Was gab es Neues zu erfahren?
Herausgestochen sind für die meisten zwei Punkte: Putin antwortete auf eine entsprechende Frage, dass er nicht beabsichtige, Polen oder Lettland anzugreifen. Allerdings hat er dies in der Vergangenheit auch über die Ukraine gesagt. Polen und Lettland sind im Gegensatz zur Ukraine Nato-Mitglieder; Russland würde sich mit einem Angriff also der geballten Militärmacht weiter Teile Europas, der USA und Kanadas gegenübersehen.
Zweitens gibt es einen Funken Hoffnung für den der Spionage angeklagten Evan Gershkovich, Journalist des «Wall Street Journal». In einer seiner wenigen kritischen Fragen forderte Carlson Putin heraus. Dieser lenkte zwar nicht ein.

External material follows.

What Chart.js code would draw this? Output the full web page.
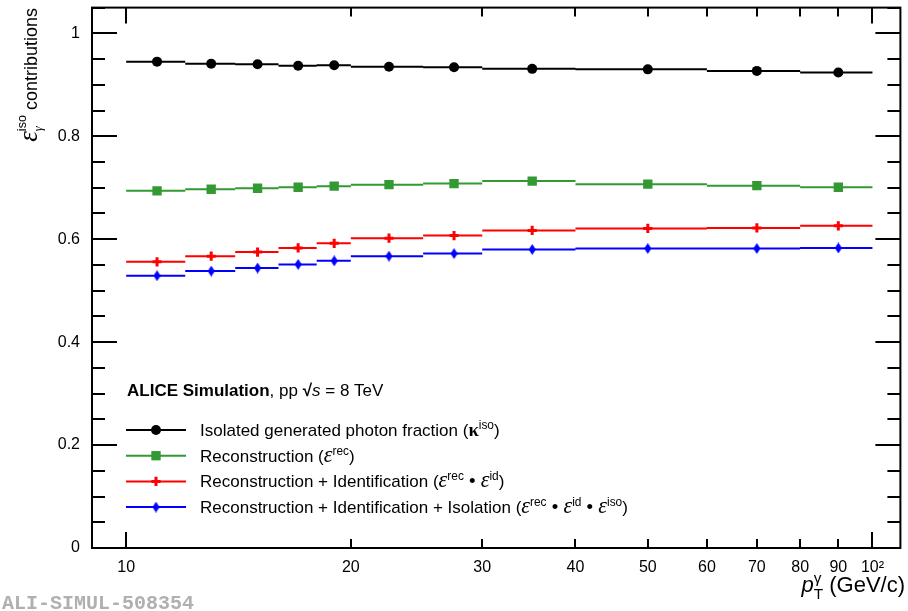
<!DOCTYPE html>
<html>
<head>
<meta charset="utf-8">
<title>Isolated photon efficiency contributions</title>
<script src="https://cdn.jsdelivr.net/npm/chart.js@4.4.1/dist/chart.umd.min.js"></script>
<style>
  html, body { margin: 0; padding: 0; background: #fff; }
  #wrap { width: 908px; height: 611px; }
</style>
</head>
<body>
<div id="wrap"><canvas id="effChart" width="908" height="611"></canvas></div>
<script>
// pT bins (GeV/c) and their centres
const binEdges = [10, 12, 14, 16, 18, 20, 25, 30, 40, 60, 80, 100];
const binCenters = [11, 13, 15, 17, 19, 22.5, 27.5, 35, 50, 70, 90];

// contributions per bin
const kappaIso = [0.945, 0.941, 0.940, 0.937, 0.938, 0.935, 0.934, 0.931, 0.930, 0.927, 0.924];
const effRec = [0.694, 0.697, 0.699, 0.701, 0.703, 0.706, 0.708, 0.713, 0.707, 0.704, 0.701];
const effRecId = [0.556, 0.567, 0.575, 0.583, 0.592, 0.602, 0.607, 0.617, 0.621, 0.622, 0.626];
const effRecIdIso = [0.529, 0.538, 0.544, 0.551, 0.558, 0.567, 0.572, 0.580, 0.582, 0.582, 0.583];

// axis ticks
const xTickValues = [10, 20, 30, 40, 50, 60, 70, 80, 90, 100];
const yTickValues = [0, 0.2, 0.4, 0.6, 0.8, 1];
const yMinorStep = 0.05;

const SANS = '"Liberation Sans", Arial, Helvetica, sans-serif';
const SERIF = '"Liberation Serif", "DejaVu Serif", serif';

Chart.defaults.font.family = SANS;
Chart.defaults.font.size = 16;
Chart.defaults.color = "#000";

const GREEN = "rgb(51, 153, 51)";

// thin diamond marker
function makeDiamond(color) {
  const c = document.createElement("canvas");
  c.width = 7;
  c.height = 11;
  const g = c.getContext("2d");
  g.fillStyle = color;
  g.beginPath();
  g.moveTo(3.5, 0);
  g.lineTo(7, 5.5);
  g.lineTo(3.5, 11);
  g.lineTo(0, 5.5);
  g.closePath();
  g.fill();
  return c;
}

const series = [
  { values: kappaIso, color: "#000", marker: { pointStyle: "circle", radius: 5, borderWidth: 0 } },
  { values: effRec, color: GREEN, marker: { pointStyle: "rect", radius: 6.6, borderWidth: 0 } },
  { values: effRecId, color: "#ff0000", marker: { pointStyle: "cross", radius: 4.6, borderWidth: 3 } },
  { values: effRecIdIso, color: "#0000ff", marker: { pointStyle: makeDiamond("#0000ff"), radius: 5, borderWidth: 0 } },
];

function binSegments(values) {
  const pts = [];
  values.forEach((v, i) => {
    pts.push({ x: binEdges[i], y: v }, { x: binEdges[i + 1], y: v }, { x: binEdges[i + 1], y: null });
  });
  return pts;
}

function returnDatasets() {
  const sets = [];
  series.forEach((s) => {
    sets.push({
      data: binSegments(s.values),
      borderColor: s.color,
      borderWidth: 2,
      pointRadius: 0,
      spanGaps: false,
      fill: false,
    });
    sets.push({
      data: binCenters.map((c, i) => ({ x: c, y: s.values[i] })),
      showLine: false,
      pointStyle: s.marker.pointStyle,
      pointRadius: s.marker.radius,
      pointBorderWidth: s.marker.borderWidth,
      pointBackgroundColor: s.color,
      pointBorderColor: s.color,
    });
  });
  return sets;
}

// text with super/subscripts, drawn piece by piece
function richWidth(ctx, parts, size) {
  return drawRich(ctx, parts, 0, 0, size, true);
}

function drawRich(ctx, parts, x, y, size, measureOnly) {
  let cx = x;
  let lastX = x;
  let lastW = 0;
  parts.forEach((p) => {
    const fs = (p.sup || p.sub ? size * 0.7 : size) * (p.k || 1);
    const family = p.serif ? SERIF : SANS;
    ctx.font = (p.i ? "italic " : "") + (p.b ? "bold " : "") + fs + "px " + family;
    const w = ctx.measureText(p.t).width;
    const dy = p.sup ? -size * (p.up || 0.42) : p.sub ? size * 0.3 : 0;
    const px = p.stack ? lastX : cx;
    if (!measureOnly) ctx.fillText(p.t, px, y + dy);
    if (p.stack) {
      cx = lastX + Math.max(lastW, w);
    } else {
      lastX = cx;
      lastW = w;
      cx += w;
    }
  });
  return cx - x;
}

const eps = (sup) => [{ t: "ε", serif: true, i: true, k: 1.3 }, { t: sup, sup: true }];
const dot = { t: " • ", k: 1.1 };
const legendRows = [
  [{ t: "Isolated generated photon fraction (" }, { t: "κ", b: true, serif: true, k: 1.1 }, { t: "iso", sup: true }, { t: ")" }],
  [{ t: "Reconstruction (" }, ...eps("rec"), { t: ")" }],
  [{ t: "Reconstruction + Identification (" }, ...eps("rec"), dot, ...eps("id"), { t: ")" }],
  [{ t: "Reconstruction + Identification + Isolation (" }, ...eps("rec"), dot, ...eps("id"), dot, ...eps("iso"), { t: ")" }],
];
const legendHeader = [{ t: "ALICE Simulation", b: true }, { t: ", pp " }, { t: "√", b: true }, { t: "s", i: true }, { t: " = 8 TeV" }];
const xTitle = [{ t: "p", i: true }, { t: "T", sub: true }, { t: "γ", sup: true, stack: true }, { t: " (GeV/c)" }];
const yTitle = [
  { t: "ε", serif: true, i: true, k: 1.5 },
  { t: "γ", sub: true, serif: true, i: true },
  { t: "iso", sup: true, stack: true, up: 0.6 },
  { t: " contributions" },
];

const frameAndTicks = {
  id: "frameAndTicks",
  afterDatasetsDraw(chart) {
    const { ctx, chartArea: a, scales } = chart;
    const x = scales.x;
    const y = scales.y;
    ctx.save();
    ctx.strokeStyle = "#000";
    ctx.lineWidth = 2;
    ctx.beginPath();
    const nMinor = Math.round(y.max / yMinorStep);
    for (let i = 0; i <= nMinor; i++) {
      const v = i * yMinorStep;
      const py = Math.round(y.getPixelForValue(v));
      const major = yTickValues.some((t) => Math.abs(t - v) < 1e-6);
      const len = major ? 25 : 13;
      ctx.moveTo(a.left, py);
      ctx.lineTo(a.left + len, py);
      ctx.moveTo(a.right, py);
      ctx.lineTo(a.right - len, py);
    }
    xTickValues.forEach((v) => {
      const px = Math.round(x.getPixelForValue(v));
      const len = v === 10 || v === 100 ? 16 : 9;
      ctx.moveTo(px, a.bottom);
      ctx.lineTo(px, a.bottom - len);
      ctx.moveTo(px, a.top);
      ctx.lineTo(px, a.top + len);
    });
    ctx.stroke();
    ctx.strokeRect(a.left, a.top, a.width, a.height);
    ctx.restore();
  },
};

const legendAndTitles = {
  id: "legendAndTitles",
  afterDraw(chart) {
    const { ctx } = chart;
    ctx.save();
    ctx.fillStyle = "#000";
    ctx.textBaseline = "alphabetic";

    drawRich(ctx, legendHeader, 127, 396, 17);

    const rowY = [430, 455.7, 481.4, 507.1];
    series.forEach((s, i) => {
      const cy = rowY[i];
      ctx.strokeStyle = s.color;
      ctx.lineWidth = 2;
      ctx.beginPath();
      ctx.moveTo(126, cy);
      ctx.lineTo(186, cy);
      ctx.stroke();
      ctx.fillStyle = s.color;
      ctx.lineWidth = s.marker.borderWidth || 1;
      Chart.helpers.drawPoint(ctx, { pointStyle: s.marker.pointStyle, radius: s.marker.radius, rotation: 0, borderWidth: s.marker.borderWidth }, 156, cy);
      ctx.fillStyle = "#000";
      drawRich(ctx, legendRows[i], 200, cy + 6, 17);
    });

    // x axis title, right aligned to the frame
    const xw = richWidth(ctx, xTitle, 22);
    drawRich(ctx, xTitle, 905 - xw, 592, 22);

    // y axis title, rotated, ending at the top
    const yw = richWidth(ctx, yTitle, 18);
    ctx.save();
    ctx.translate(37, 8);
    ctx.rotate(-Math.PI / 2);
    drawRich(ctx, yTitle, -yw, 0, 18);
    ctx.restore();

    ctx.fillStyle = "#b0b0b0";
    ctx.font = 'bold 20px "Liberation Mono", "DejaVu Sans Mono", monospace';
    ctx.fillText("ALI-SIMUL-508354", 2, 609);
    ctx.restore();
  },
};

// keep the plot frame fixed: no extra room for overhanging labels
function fixPadding(s) {
  s.paddingLeft = 0;
  s.paddingRight = 0;
  s.paddingTop = 0;
  s.paddingBottom = 0;
}

function chart() {
  new Chart(document.getElementById("effChart"), {
    type: "line",
    data: { datasets: returnDatasets() },
    options: {
      responsive: false,
      animation: false,
      devicePixelRatio: 1,
      layout: { padding: { top: 7, right: 3, left: 0, bottom: 0 } },
      plugins: { legend: { display: false }, tooltip: { enabled: false } },
      scales: {
        x: {
          type: "logarithmic",
          min: 9,
          max: 109,
          grid: { display: false },
          border: { display: false },
          afterBuildTicks: (s) => {
            s.ticks = xTickValues.map((v) => ({ value: v }));
          },
          afterFit: (s) => {
            s.height = 63;
            fixPadding(s);
          },
          ticks: {
            autoSkip: false,
            maxRotation: 0,
            padding: 2,
            callback: (v) => (v === 100 ? "10²" : String(v)),
          },
        },
        y: {
          type: "linear",
          min: 0,
          max: 1.05,
          grid: { display: false },
          border: { display: false },
          afterBuildTicks: (s) => {
            s.ticks = yTickValues.map((v) => ({ value: v }));
          },
          afterFit: (s) => {
            s.width = 92;
            fixPadding(s);
          },
          ticks: { padding: 4, callback: (v) => String(v) },
        },
      },
    },
    plugins: [frameAndTicks, legendAndTitles],
  });
}

chart();
</script>
</body>
</html>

Doch, und da sei er jetzt «absolut ehrlich»: Auch er wolle, dass Gershkovich in die USA zurückkehren könne, nur brauche es dazu mehr Verhandlungen.
Was wurde nicht angesprochen?
Eigentlich alle anderen kritischen Punkte: Die Gräueltaten von Butscha, die verschleppten ukrainischen Kinder, die Bomben auf Zivilgebäude. Die «Tradition», dass Putin-Kritiker zum Schweigen und/oder zum Verschwinden gebracht werden. Und apropos Verschwinden: Was eigentlich mit Wagner-Gruppenchef Jewgeni Prigoschin passiert sei.

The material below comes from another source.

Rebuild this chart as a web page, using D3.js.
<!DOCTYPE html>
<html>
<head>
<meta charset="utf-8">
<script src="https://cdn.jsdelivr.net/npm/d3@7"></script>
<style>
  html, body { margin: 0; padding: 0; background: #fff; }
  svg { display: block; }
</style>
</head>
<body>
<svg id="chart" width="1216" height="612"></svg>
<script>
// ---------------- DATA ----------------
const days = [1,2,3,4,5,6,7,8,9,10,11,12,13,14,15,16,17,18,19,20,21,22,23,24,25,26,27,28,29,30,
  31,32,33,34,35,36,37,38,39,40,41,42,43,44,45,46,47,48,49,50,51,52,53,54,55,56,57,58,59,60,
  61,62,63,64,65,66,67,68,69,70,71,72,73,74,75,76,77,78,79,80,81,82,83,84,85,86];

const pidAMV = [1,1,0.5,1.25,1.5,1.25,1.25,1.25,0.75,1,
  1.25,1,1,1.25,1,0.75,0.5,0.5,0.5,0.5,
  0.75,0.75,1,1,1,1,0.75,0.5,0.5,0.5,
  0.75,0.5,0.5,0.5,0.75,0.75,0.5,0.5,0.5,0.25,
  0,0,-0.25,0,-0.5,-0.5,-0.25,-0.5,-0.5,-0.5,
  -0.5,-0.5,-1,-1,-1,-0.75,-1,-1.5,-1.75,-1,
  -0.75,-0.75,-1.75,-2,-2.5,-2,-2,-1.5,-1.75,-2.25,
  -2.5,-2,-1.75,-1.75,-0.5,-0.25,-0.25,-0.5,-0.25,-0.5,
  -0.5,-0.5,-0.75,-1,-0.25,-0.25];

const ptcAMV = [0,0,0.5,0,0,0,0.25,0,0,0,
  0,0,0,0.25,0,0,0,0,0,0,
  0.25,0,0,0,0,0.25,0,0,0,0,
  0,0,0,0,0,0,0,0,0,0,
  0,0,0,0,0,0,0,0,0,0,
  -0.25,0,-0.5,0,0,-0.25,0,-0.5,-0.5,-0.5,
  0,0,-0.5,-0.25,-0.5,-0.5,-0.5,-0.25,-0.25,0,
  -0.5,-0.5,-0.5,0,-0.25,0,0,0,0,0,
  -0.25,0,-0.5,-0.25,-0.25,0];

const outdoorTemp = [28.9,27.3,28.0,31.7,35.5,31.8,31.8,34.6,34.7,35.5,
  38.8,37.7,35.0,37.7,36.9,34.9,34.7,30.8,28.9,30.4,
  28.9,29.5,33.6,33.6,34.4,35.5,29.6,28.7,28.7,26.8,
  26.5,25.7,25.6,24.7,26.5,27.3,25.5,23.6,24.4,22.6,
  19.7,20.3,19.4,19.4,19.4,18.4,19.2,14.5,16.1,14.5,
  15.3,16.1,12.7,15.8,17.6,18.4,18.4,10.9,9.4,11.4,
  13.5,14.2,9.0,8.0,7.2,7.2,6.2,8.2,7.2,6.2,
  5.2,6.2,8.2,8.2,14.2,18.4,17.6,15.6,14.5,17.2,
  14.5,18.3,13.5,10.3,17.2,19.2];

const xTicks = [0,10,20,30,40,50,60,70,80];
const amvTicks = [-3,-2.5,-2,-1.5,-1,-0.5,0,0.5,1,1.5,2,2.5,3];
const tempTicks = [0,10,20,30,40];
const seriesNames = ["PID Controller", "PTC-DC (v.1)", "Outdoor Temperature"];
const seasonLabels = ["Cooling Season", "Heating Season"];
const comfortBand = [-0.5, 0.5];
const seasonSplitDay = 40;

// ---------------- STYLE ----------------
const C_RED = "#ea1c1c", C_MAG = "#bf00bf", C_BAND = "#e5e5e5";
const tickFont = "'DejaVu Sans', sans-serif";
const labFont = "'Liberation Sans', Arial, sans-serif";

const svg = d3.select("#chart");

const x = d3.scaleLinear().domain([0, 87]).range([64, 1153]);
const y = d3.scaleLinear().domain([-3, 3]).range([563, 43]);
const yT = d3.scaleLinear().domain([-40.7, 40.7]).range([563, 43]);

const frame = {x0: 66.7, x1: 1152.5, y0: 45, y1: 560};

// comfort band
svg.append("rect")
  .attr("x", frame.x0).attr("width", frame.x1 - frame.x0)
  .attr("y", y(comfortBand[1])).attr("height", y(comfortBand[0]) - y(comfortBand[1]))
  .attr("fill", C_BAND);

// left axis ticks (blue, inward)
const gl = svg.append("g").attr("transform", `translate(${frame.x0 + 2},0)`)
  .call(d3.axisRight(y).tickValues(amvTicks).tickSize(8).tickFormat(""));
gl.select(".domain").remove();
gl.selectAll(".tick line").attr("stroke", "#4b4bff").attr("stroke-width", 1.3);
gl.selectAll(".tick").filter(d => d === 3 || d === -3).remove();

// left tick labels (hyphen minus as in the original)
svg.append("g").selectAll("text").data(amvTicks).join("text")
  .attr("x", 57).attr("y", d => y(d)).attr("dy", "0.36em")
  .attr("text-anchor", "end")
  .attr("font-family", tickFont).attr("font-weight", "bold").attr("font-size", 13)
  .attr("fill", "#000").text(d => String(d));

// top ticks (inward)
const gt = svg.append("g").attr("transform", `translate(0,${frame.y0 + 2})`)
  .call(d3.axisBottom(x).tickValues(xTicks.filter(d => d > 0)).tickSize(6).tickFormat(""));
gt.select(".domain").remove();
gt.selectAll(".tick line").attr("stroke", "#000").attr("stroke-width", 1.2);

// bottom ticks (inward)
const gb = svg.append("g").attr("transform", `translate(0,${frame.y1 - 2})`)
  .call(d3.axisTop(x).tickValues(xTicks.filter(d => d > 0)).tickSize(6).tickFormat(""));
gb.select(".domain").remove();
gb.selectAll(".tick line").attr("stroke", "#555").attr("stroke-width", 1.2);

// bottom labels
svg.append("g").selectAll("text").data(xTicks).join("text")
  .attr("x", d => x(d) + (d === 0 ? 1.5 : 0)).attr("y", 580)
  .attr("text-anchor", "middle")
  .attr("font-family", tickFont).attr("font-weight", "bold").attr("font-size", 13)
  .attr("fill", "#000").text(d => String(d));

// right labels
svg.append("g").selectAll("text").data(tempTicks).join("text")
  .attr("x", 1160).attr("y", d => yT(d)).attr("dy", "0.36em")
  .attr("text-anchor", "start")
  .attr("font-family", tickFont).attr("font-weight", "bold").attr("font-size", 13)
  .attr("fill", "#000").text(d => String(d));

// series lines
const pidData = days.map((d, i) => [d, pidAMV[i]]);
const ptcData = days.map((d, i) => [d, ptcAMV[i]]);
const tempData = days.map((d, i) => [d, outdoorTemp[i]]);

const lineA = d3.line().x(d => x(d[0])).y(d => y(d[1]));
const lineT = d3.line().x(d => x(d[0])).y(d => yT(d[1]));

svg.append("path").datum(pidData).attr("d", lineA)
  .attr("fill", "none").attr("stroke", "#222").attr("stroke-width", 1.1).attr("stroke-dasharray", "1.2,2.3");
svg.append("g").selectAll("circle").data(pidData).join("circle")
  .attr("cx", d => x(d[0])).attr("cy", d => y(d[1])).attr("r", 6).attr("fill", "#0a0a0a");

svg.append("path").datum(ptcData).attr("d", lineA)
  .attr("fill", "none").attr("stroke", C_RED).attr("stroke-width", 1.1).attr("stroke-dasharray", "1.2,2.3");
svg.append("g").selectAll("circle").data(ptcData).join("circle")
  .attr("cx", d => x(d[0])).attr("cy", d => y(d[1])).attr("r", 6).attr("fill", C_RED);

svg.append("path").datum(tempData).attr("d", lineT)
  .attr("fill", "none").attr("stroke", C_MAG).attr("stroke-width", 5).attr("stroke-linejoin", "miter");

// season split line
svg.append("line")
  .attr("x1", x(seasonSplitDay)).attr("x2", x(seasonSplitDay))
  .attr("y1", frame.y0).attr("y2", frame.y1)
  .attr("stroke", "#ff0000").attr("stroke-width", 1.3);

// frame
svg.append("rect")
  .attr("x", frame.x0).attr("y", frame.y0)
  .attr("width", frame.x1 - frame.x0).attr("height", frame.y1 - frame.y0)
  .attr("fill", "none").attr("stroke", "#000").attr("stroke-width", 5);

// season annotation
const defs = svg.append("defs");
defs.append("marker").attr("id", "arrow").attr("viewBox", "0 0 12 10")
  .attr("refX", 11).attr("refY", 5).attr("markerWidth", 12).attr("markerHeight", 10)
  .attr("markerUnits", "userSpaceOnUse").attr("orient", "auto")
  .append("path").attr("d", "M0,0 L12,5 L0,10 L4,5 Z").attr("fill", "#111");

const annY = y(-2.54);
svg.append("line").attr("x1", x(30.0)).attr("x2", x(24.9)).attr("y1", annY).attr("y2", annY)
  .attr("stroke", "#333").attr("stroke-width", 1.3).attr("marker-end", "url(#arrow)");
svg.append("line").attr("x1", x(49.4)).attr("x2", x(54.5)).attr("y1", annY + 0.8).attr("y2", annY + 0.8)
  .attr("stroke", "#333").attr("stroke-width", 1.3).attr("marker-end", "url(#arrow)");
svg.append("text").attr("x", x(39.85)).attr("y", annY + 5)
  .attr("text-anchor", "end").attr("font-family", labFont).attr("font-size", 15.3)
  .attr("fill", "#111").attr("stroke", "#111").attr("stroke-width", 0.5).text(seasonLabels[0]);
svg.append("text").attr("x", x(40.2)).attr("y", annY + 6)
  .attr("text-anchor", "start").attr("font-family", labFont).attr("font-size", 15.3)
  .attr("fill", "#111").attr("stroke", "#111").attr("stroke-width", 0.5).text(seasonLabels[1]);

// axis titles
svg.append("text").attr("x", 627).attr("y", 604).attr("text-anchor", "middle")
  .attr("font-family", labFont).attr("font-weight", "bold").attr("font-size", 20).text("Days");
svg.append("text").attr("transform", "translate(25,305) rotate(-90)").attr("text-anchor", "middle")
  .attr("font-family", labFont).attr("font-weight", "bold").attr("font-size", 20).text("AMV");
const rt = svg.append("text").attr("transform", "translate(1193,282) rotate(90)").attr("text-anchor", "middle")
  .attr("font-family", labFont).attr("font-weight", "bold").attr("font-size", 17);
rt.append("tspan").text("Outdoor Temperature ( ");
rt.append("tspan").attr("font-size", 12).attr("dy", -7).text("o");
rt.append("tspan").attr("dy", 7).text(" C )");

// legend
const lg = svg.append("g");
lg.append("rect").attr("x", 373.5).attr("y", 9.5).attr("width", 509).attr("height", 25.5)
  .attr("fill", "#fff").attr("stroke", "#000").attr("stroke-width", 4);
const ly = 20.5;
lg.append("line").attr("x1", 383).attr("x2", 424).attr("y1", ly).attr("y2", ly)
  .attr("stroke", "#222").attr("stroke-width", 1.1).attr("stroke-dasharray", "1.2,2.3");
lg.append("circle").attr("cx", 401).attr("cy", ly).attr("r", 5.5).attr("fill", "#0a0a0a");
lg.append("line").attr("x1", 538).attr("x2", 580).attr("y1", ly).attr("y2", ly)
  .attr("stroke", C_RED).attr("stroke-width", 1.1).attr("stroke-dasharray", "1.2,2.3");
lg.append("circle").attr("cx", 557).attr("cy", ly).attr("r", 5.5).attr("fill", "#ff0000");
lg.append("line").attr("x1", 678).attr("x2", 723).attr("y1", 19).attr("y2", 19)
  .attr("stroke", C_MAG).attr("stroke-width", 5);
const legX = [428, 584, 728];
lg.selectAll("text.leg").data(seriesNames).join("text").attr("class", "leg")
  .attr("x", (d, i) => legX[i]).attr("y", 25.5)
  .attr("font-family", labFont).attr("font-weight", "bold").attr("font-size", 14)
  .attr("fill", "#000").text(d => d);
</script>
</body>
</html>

Wie hat sich Tucker Carlson geschlagen?
Die Kritiken sind grösstenteils vernichtend: Die meisten Fragen seien unkritische Steilpässe gewesen und Putin habe das Gespräch nach Belieben dominiert. Zugutehalten kann man Tucker Carlson, dass er gut vorbereitet war und sich nicht gerade den einfachsten Gesprächspartner ausgesucht hat. Die (eher linkslastigen) US-Medien hauen trotzdem in die Pfanne.
Während das Wirtschafts-Magazin «Forbes» lediglich herausstreicht, dass Carlson wohl Putin eine Plattform geboten habe, findet selbst «CNN Business»: «Putin holt nach Tucker Carlsons Softball-Interview einen Propagandasieg heraus.»
«Rolling Stone» wird schon richtig fies: «Putin benutzte Tucker Carlson, um den Boden des Kremls aufzuwischen.» Die «Washington Post» belässt es eher bei einer neutraleren Beschreibung: «Putin lässt Tucker Carlson in einem ausschweifenden Interview kaum zu Wort kommen.» Der Kommentator des britischen «Telegraph» dagegen bemüht die viel zitierte «Russische Umkehrung»: «In Russland interviewst Du nicht den Präsidenten, der Präsident interviewt Dich.»
Was sagt Tucker Carlson selbst dazu?
In einem Video kurz nach dem Interview, immer noch in den Kreml-Gemächern, zeigt sich der umstrittene Moderator ziemlich geschafft. Von den Eindrücken ist er sichtlich überwältigt. Er werde wohl ein Jahr brauchen, um sich selbst eine Meinung zu bilden.
Dass es nicht ganz nach Plan gelaufen war, ist ihm offenbar auch bewusst; er hat dazu aber seine eigene Interpretation.
So gibt Tucker Carlson zu Protokoll: «Putin ist nicht jemand, der viele Interviews gibt. Er ist nicht gut darin, sich selbst zu erklären. Aber er verbringt eindeutig viel Zeit in einer Welt, in der er sich nicht erklären muss.»